[BEGIN Input material]
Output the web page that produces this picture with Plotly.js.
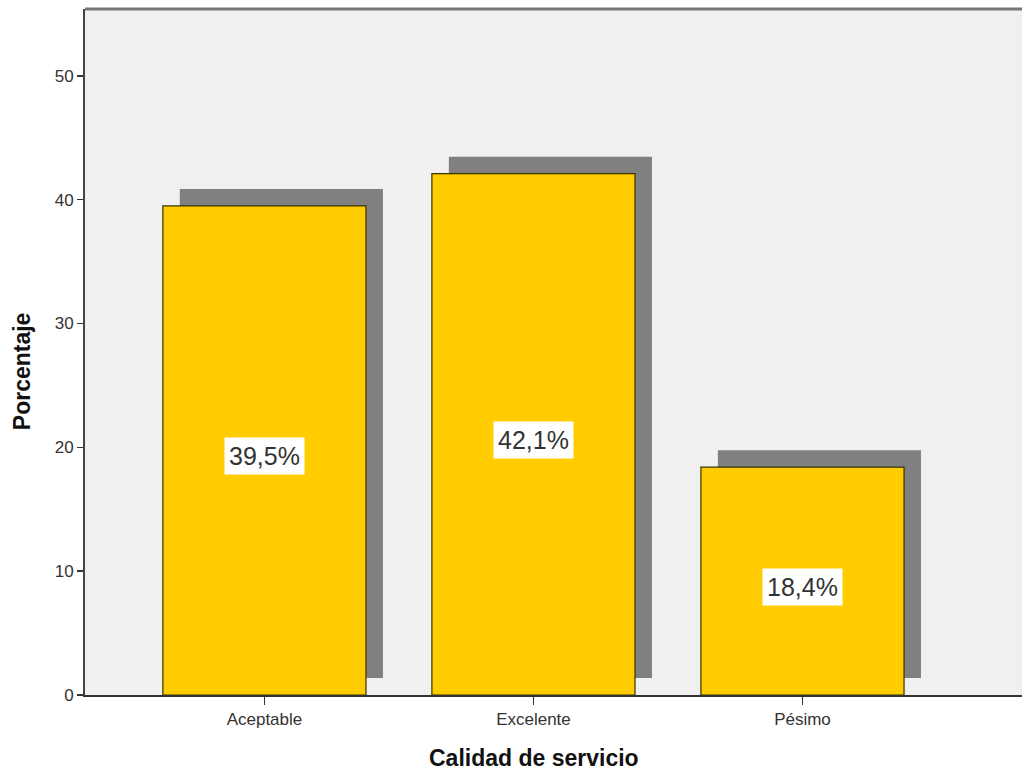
<!DOCTYPE html>
<html>
<head>
<meta charset="utf-8">
<script src="https://cdn.plot.ly/plotly-3.0.1.min.js"></script>
<style>html,body{margin:0;padding:0;background:#fff;}#chart{width:1022px;height:771px;}</style>
</head>
<body>
<div id="chart"></div>
<script>
const categories = ["Aceptable", "Excelente", "Pésimo"];
const percentages = [39.5, 42.1, 18.4];
const yTicks = [0, 10, 20, 30, 40, 50];
const xTitle = "Calidad de servicio";
const yTitle = "Porcentaje";

const xPos = categories.map((c, i) => i);
const barWidth = 0.755;
const shadowDx = 0.063;
const shadowDy = 1.37;
const FONT = 'Liberation Sans, Arial, sans-serif';

const labelText = percentages.map(v => v.toFixed(1).replace('.', ',') + '%');

const shadow = {
  type: 'bar',
  x: xPos,
  y: percentages,
  base: percentages.map(() => shadowDy),
  width: barWidth,
  offset: -barWidth / 2 + shadowDx,
  marker: {color: '#808080', line: {width: 0}},
  hoverinfo: 'skip',
  showlegend: false
};

const bars = {
  type: 'bar',
  x: xPos,
  y: percentages,
  width: barWidth,
  offset: -barWidth / 2,
  marker: {color: '#FFCC00', line: {color: '#3a3000', width: 1.2}},
  showlegend: false
};

const annotations = percentages.map((v, i) => ({
  x: xPos[i], y: v / 2, xref: 'x', yref: 'y',
  text: labelText[i], showarrow: false,
  bgcolor: '#ffffff', borderpad: 4, yshift: -6,
  font: {family: FONT, size: 25, color: '#333'}
}));

annotations.push({
  xref: 'paper', yref: 'paper', x: 0.479, y: -0.0918,
  xanchor: 'center', yanchor: 'middle', showarrow: false,
  text: xTitle, font: {family: FONT, size: 23, color: '#111', weight: 'bold'}
});
annotations.push({
  xref: 'paper', yref: 'paper', x: 0, xshift: -63, y: 0.472,
  xanchor: 'center', yanchor: 'middle', showarrow: false, textangle: -90,
  text: yTitle, font: {family: FONT, size: 23, color: '#111', weight: 'bold'}
});

const layout = {
  width: 1022, height: 771,
  margin: {l: 85, r: 0, t: 9, b: 76, pad: 0},
  paper_bgcolor: '#ffffff',
  plot_bgcolor: '#F0F0F0',
  barmode: 'overlay',
  font: {family: FONT, color: '#222'},
  xaxis: {
    range: [-0.667, 2.816],
    tickvals: xPos, ticktext: categories,
    ticks: 'outside', ticklen: 8, tickwidth: 1.5, tickcolor: '#333',
    showline: true, linecolor: '#333', linewidth: 1.5,
    showgrid: false, zeroline: false,
    tickfont: {size: 17, color: '#333'}
  },
  yaxis: {
    range: [0, 55.4],
    tickvals: yTicks,
    ticks: 'outside', ticklen: 6, tickwidth: 1.5, tickcolor: '#333',
    showline: true, linecolor: '#444', linewidth: 2,
    showgrid: false, zeroline: false,
    tickfont: {size: 17, color: '#333'}
  },
  shapes: [{
    type: 'line', xref: 'paper', yref: 'paper', x0: 0, x1: 1, y0: 1, y1: 1,
    line: {color: '#777', width: 3}
  }],
  annotations: annotations
};

Plotly.newPlot('chart', [shadow, bars], layout, {displayModeBar: false, staticPlot: true});
</script>
</body>
</html>
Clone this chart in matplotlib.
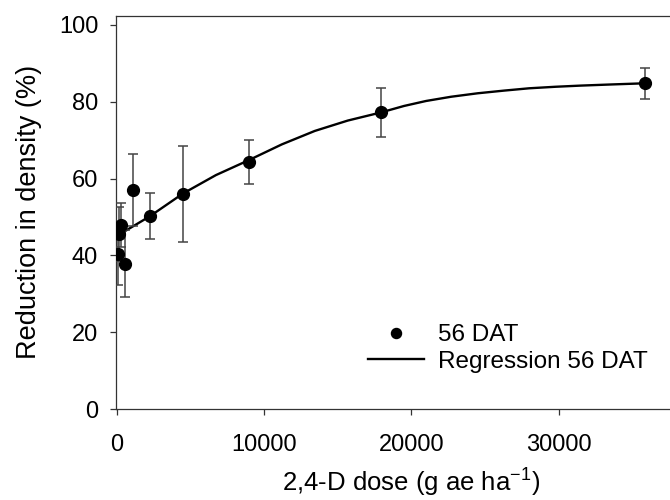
import matplotlib
matplotlib.use("Agg")
import matplotlib.pyplot as plt

plt.rcParams['font.family'] = ['Liberation Sans', 'DejaVu Sans']
plt.rcParams['mathtext.fontset'] = 'custom'
plt.rcParams['mathtext.rm'] = 'Liberation Sans'
plt.rcParams['mathtext.default'] = 'regular'

# Observed data (56 DAT)
dose = [70, 140, 280, 560, 1120, 2240, 4480, 8960, 17920, 35840]
reduction = [40.4, 45.6, 47.9, 37.8, 57.0, 50.2, 56.0, 64.4, 77.2, 84.8]
reduction_err = [8.2, 7.0, 5.8, 8.7, 9.3, 6.0, 12.5, 5.7, 6.4, 4.0]

# Regression curve
curve_dose = [70, 450, 2240, 4480, 6720, 8960, 11200, 13440, 15680, 17920,
              19500, 21000, 22700, 24500, 26300, 28000, 29800, 31500, 33600, 35840]
curve_reduction = [45.2, 46.1, 50.2, 56.1, 60.9, 64.8, 68.9, 72.4, 75.1, 77.2,
                   78.9, 80.2, 81.3, 82.2, 82.9, 83.5, 83.9, 84.2, 84.5, 84.8]

xticks = [0, 10000, 20000, 30000]
yticks = [0, 20, 40, 60, 80, 100]

fig = plt.figure(figsize=(6.7, 5.0), dpi=100)
ax = fig.add_axes([115.5 / 670, (500 - 409) / 500, 590.3 / 670, (409 - 15.7) / 500])

ax.plot(curve_dose, curve_reduction, color='black', lw=1.7, label='Regression 56 DAT',
        zorder=2, solid_joinstyle='round')
ax.errorbar(dose, reduction, yerr=reduction_err, fmt='none', ecolor='#444444',
            elinewidth=1.1, capsize=3.8, capthick=1.1, zorder=3)
ax.plot(dose, reduction, 'o', color='black', ms=8.5, ls='none', label='56 DAT', zorder=4)

ax.set_xlim(-102, 40000)
ax.set_ylim(0, 102.4)
ax.set_xticks(xticks)
ax.set_yticks(yticks)
ax.tick_params(direction='out', length=4, width=0.9, color='#333333', labelsize=17)
ax.tick_params(axis='x', pad=14)
ax.tick_params(axis='y', pad=8.5)
for s in ['left', 'bottom', 'top', 'right']:
    ax.spines[s].set_color('#333333')
    ax.spines[s].set_linewidth(0.9)

ax.set_xlabel('2,4-D dose (g ae ha$^{-1}$)', fontsize=18.5, labelpad=8)
ax.set_ylabel('Reduction in density (%)', fontsize=19.5, labelpad=12)

h, l = ax.get_legend_handles_labels()
order = [1, 0]
ax.legend([h[i] for i in order], [l[i] for i in order], frameon=False, fontsize=17.5,
          loc='center left', bbox_to_anchor=((356 - 115.5) / 590.3, (409 - 348.5) / 393.3),
          handlelength=2.3, handletextpad=0.58, labelspacing=0.2, borderpad=0,
          markerscale=0.85)

fig.savefig('out.png', dpi=100)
[END Input material]
### What needs to be done:
Find and copy every line in the entries above where the string "chart" occurs.

### Output for this exercise:
<style>html,body{margin:0;padding:0;background:#fff;}#chart{width:1022px;height:771px;}</style>
<div id="chart"></div>
Plotly.newPlot('chart', [shadow, bars], layout, {displayModeBar: false, staticPlot: true});
Clone this chart in matplotlib.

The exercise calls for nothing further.